I always find that taking a step back when nothing works out your way gives you a better view of your problems. A battle is a battle and you need time to analyse your enemy, work out a strategy and then strike back. In this day and age, mounting bills, criticism, work pressures and family problems can be considered as one big battlefield. It is not what they are but how you deal with each. You can never conquer them because we are all under their permanent occupation. How could you defeat them all in one blow? Bills come monthly, critics don't choose the time of the day, office pressures just drop in unexpectedly and family problems are permanent guests of your home.
They gang up against you, threatening to swallow you up alive. I am sure you know the feeling. You wish you could run the opposite way when they come charging down. Their long legs have bigger strides. Collectively, they pack enough force to send you to an early grave. So what do you do? Tackle them one at a time, but take a break after solving each problem.

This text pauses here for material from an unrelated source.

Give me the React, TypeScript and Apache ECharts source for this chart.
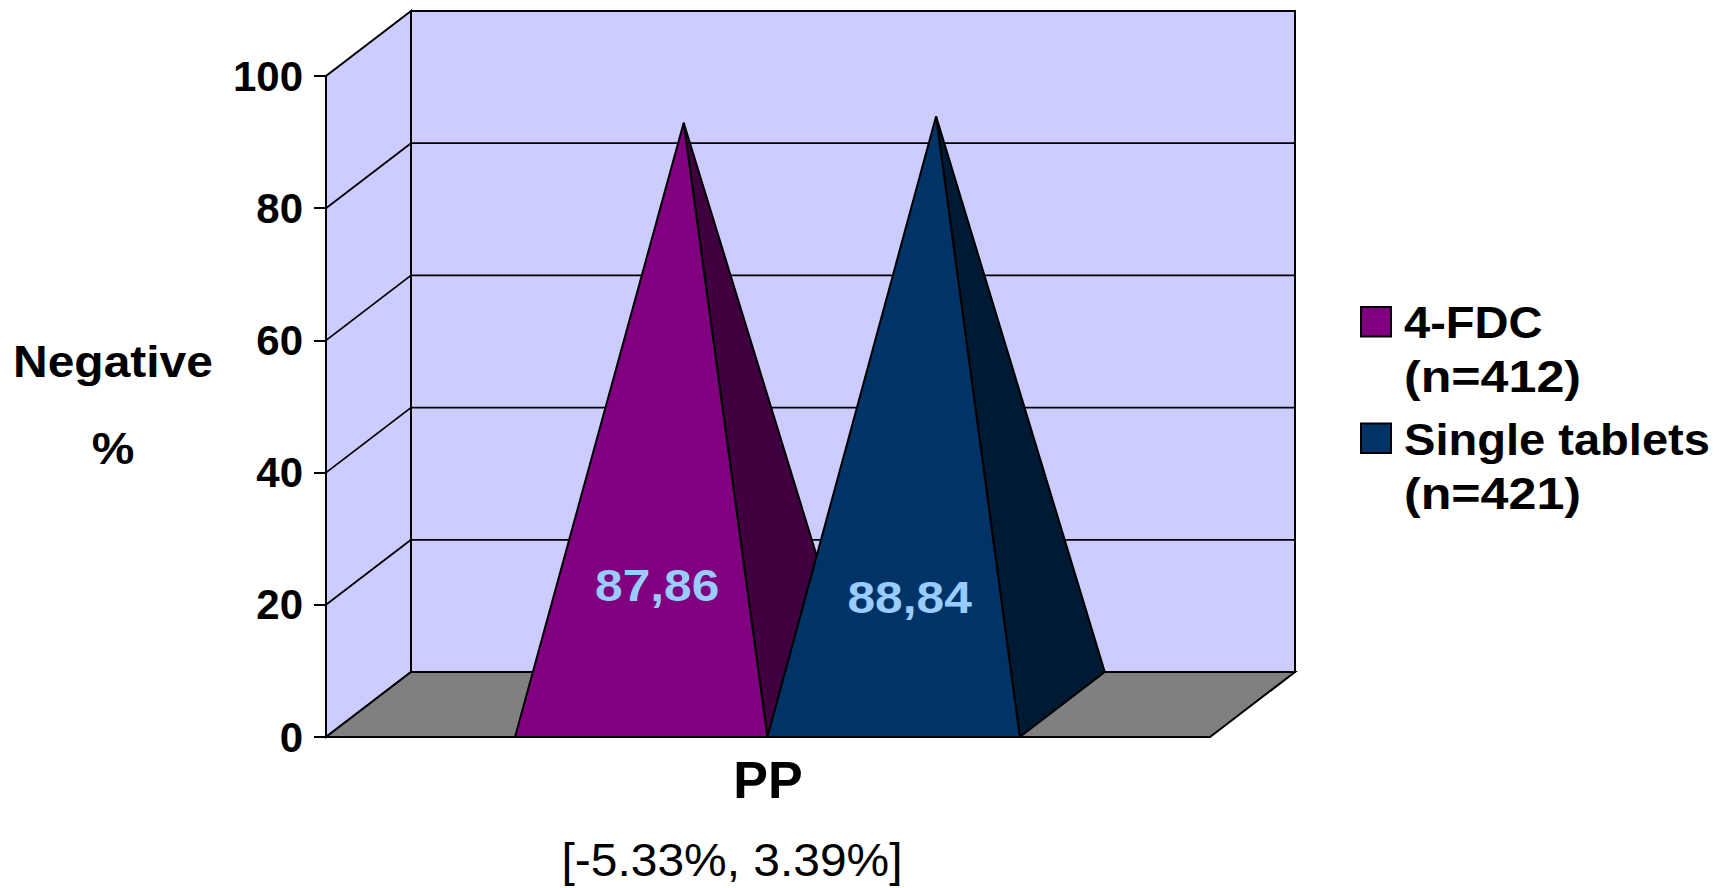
import React, { useEffect, useRef } from "react";
import * as echarts from "echarts";

// Data
const categories = ["PP"];
const seriesNames = ["4-FDC\n(n=412)", "Single tablets\n(n=421)"];
const valueLabels = ["87,86", "88,84"];
const negativeValues = [87.86, 88.84];
const yTicks = [0, 20, 40, 60, 80, 100];
const yTitleLines = ["Negative", "%"];
const intervalLabel = "[-5.33%, 3.39%]";

// Look of the box and the pyramids
const FONT = "Liberation Sans";
const INK = "#000000";
const WALL = "#CCCCFF";
const FLOOR = "#808080";
const FRONT_FILL = ["#800080", "#003366"];
const SIDE_FILL = ["#400040", "#001A33"];
const LABEL_COLOR = "#99CCFF";
const DEPTH_X = 85;
const DEPTH_Y = 65;
const BAR_SHARE = 252.4 / 884;
// Heights, in axis units, at which the value labels sit on each pyramid
const LABEL_HEIGHT = [22.8, 21];
const LABEL_SHIFT_X = 16;

const GRID = { left: 326, top: 76, width: 884, height: 661, outerBoundsMode: "none" };

function renderBox(_params: any, api: any) {
  const [x0, y0] = api.coord([0, 0]);
  const band = api.size([1, 0])[0];
  const left = x0 - band / 2;
  const right = x0 + band / 2;
  const top = api.coord([0, 100])[1];
  const line = (x1: number, y1: number, x2: number, y2: number) => ({
    type: "line",
    shape: { x1, y1, x2, y2 },
    style: { stroke: INK, lineWidth: 1.8 },
  });
  const poly = (points: number[][], fill: string) => ({
    type: "polygon",
    shape: { points },
    style: { fill, stroke: INK, lineWidth: 2, lineJoin: "miter" },
  });
  const children: any[] = [
    poly([[left, y0], [left, top], [left + DEPTH_X, top - DEPTH_Y], [left + DEPTH_X, y0 - DEPTH_Y]], WALL),
    poly([[left + DEPTH_X, y0 - DEPTH_Y], [left + DEPTH_X, top - DEPTH_Y], [right + DEPTH_X, top - DEPTH_Y], [right + DEPTH_X, y0 - DEPTH_Y]], WALL),
    poly([[left, y0], [right, y0], [right + DEPTH_X, y0 - DEPTH_Y], [left + DEPTH_X, y0 - DEPTH_Y]], FLOOR),
  ];
  yTicks.slice(1, -1).forEach((t) => {
    const y = api.coord([0, t])[1];
    children.push(line(left, y, left + DEPTH_X, y - DEPTH_Y));
    children.push(line(left + DEPTH_X, y - DEPTH_Y, right + DEPTH_X, y - DEPTH_Y));
  });
  return { type: "group", children };
}

function pyramidRenderer(index: number) {
  return (_params: any, api: any) => {
    const value = api.value(1);
    const [cx, y0] = api.coord([0, 0]);
    const w = api.size([1, 0])[0] * BAR_SHARE;
    const xa = cx + (index - 1) * w - 0.6;
    const xb = xa + w;
    const apexX = (xa + xb) / 2 + DEPTH_X / 2;
    const apexY = api.coord([0, value])[1] - DEPTH_Y / 2 - 1;
    const edge = { stroke: INK, lineWidth: 2, lineJoin: "bevel" };
    return {
      type: "group",
      children: [
        {
          type: "polygon",
          shape: { points: [[xb, y0], [xb + DEPTH_X, y0 - DEPTH_Y], [apexX, apexY]] },
          style: { fill: SIDE_FILL[index], ...edge },
        },
        {
          type: "polygon",
          shape: { points: [[xa, y0], [xb, y0], [apexX, apexY]] },
          style: { fill: FRONT_FILL[index], ...edge },
        },
        {
          type: "text",
          x: (xa + xb) / 2 + LABEL_SHIFT_X,
          y: api.coord([0, LABEL_HEIGHT[index]])[1],
          scaleX: 1.13,
          style: {
            text: valueLabels[index],
            fill: LABEL_COLOR,
            fontFamily: FONT,
            fontWeight: "bold",
            fontSize: 44,
            align: "center",
            verticalAlign: "middle",
          },
        },
      ],
    };
  };
}

function boldText(text: string, x: number, y: number, fontSize: number, scaleX: number, align: string) {
  return {
    type: "text",
    x,
    y,
    scaleX,
    style: { text, fill: INK, fontFamily: FONT, fontWeight: "bold", fontSize, align, verticalAlign: "middle" },
  };
}

function legendGraphics() {
  const swatchTops = [307, 423.5];
  const lineCentres = [[323, 377], [440, 494]];
  const out: any[] = [];
  seriesNames.forEach((name, i) => {
    out.push({
      type: "rect",
      shape: { x: 1361, y: swatchTops[i], width: 30, height: 29.5 },
      style: { fill: FRONT_FILL[i], stroke: INK, lineWidth: 2 },
    });
    name.split("\n").forEach((part, j) => {
      const letterWide = part.startsWith("(") ? 1.14 : 1.07;
      out.push(boldText(part, 1404, lineCentres[i][j], 44, letterWide, "left"));
    });
  });
  return out;
}

export default function App() {
  const ref = useRef<HTMLDivElement>(null);

  useEffect(() => {
    const chart = echarts.init(ref.current!, null, { renderer: "svg" });
    chart.setOption({
      animation: false,
      backgroundColor: "#FFFFFF",
      grid: GRID,
      xAxis: {
        type: "category",
        data: categories,
        z: 10,
        axisLine: { show: true, lineStyle: { color: INK, width: 2 } },
        axisTick: { show: false },
        axisLabel: {
          margin: 17,
          color: INK,
          fontFamily: FONT,
          fontWeight: "bold",
          fontSize: 52,
        },
      },
      yAxis: {
        type: "value",
        min: 0,
        max: 100,
        interval: 20,
        z: 10,
        splitLine: { show: false },
        axisLine: { show: true, lineStyle: { color: INK, width: 2 } },
        axisTick: { show: true, inside: false, length: 12, lineStyle: { color: INK, width: 2 } },
        axisLabel: {
          margin: 23,
          color: INK,
          fontFamily: FONT,
          fontWeight: "bold",
          fontSize: 42,
        },
      },
      series: [
        { type: "custom", name: "box", silent: true, clip: false, z: 1, renderItem: renderBox, data: [[0, 100]] },
        ...negativeValues.map((v, i) => ({
          type: "custom",
          name: seriesNames[i],
          clip: false,
          z: 2 + i,
          renderItem: pyramidRenderer(i),
          data: [[0, v]],
        })),
      ],
      graphic: [
        boldText(yTitleLines[0], 113, 362, 44, 1.09, "center"),
        boldText(yTitleLines[1], 113, 449, 44, 1.09, "center"),
        {
          type: "text",
          x: 732,
          y: 860,
          scaleX: 1.02,
          style: {
            text: intervalLabel,
            fill: INK,
            fontFamily: FONT,
            fontSize: 47,
            lineHeight: 44,
            align: "center",
            verticalAlign: "middle",
          },
        },
        ...legendGraphics(),
      ],
    });
    return () => chart.dispose();
  }, []);

  return <div ref={ref} style={{ position: "absolute", left: 0, top: 0, width: 1719, height: 888 }} />;
}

Give yourself a breather before moving to another one. What we must understand is that different problems need different remedies. Bills can be settled by money, but your cheque book is useless against domestic stress. People who forever pick faults are worse but they are easily manageable. Unlike bills, you can afford to ignore them. They will never make a positive difference in your life. So why bother?
Bad days in the office can take away a large chunk of your happiness. They rattle your very existence since your wages pay for the basmati rice. Well, you can brown-nose or kiss the feet of your boss to smooth things out. If you are not that timid, you may wait for the storm to pass or hope the boss will get a transfer or simply drops dead. But the tricky part is that, while you can walk away from your job or ignore unfair criticism, you cannot turn your back on your family.
Here is a test on what I am talking about. Would you rather have all the money to pay all the bills in the world but have your family turn their back on you? Or struggle with the payments, have stressful office days but come back home to a supportive wife and kids? The answer is obvious for most normal people. The conclusion is that the burden of your entire existing predicaments will be much lighter if you could only make your peace at home.
So you see, sitting back and taking a different look only works better with your family rallying around you. Take one day at a time and solve each problem according to its priority. We usually reach a crisis point when we treat all the glitches as one entity instead of separating them. Divide and break them down so they can be manageable. For example, the roof of the world is not going to fall on you just because your son dropped out of college when your car needs a new gearbox. The two things are not connected. Death in the family can only be traumatic if it is not accepted as a Will of God. Acceptance clears the mind, so you can move on to the next challenge. But you can never accept what has been handed to you if you don't take a step back and get the much needed domestic help.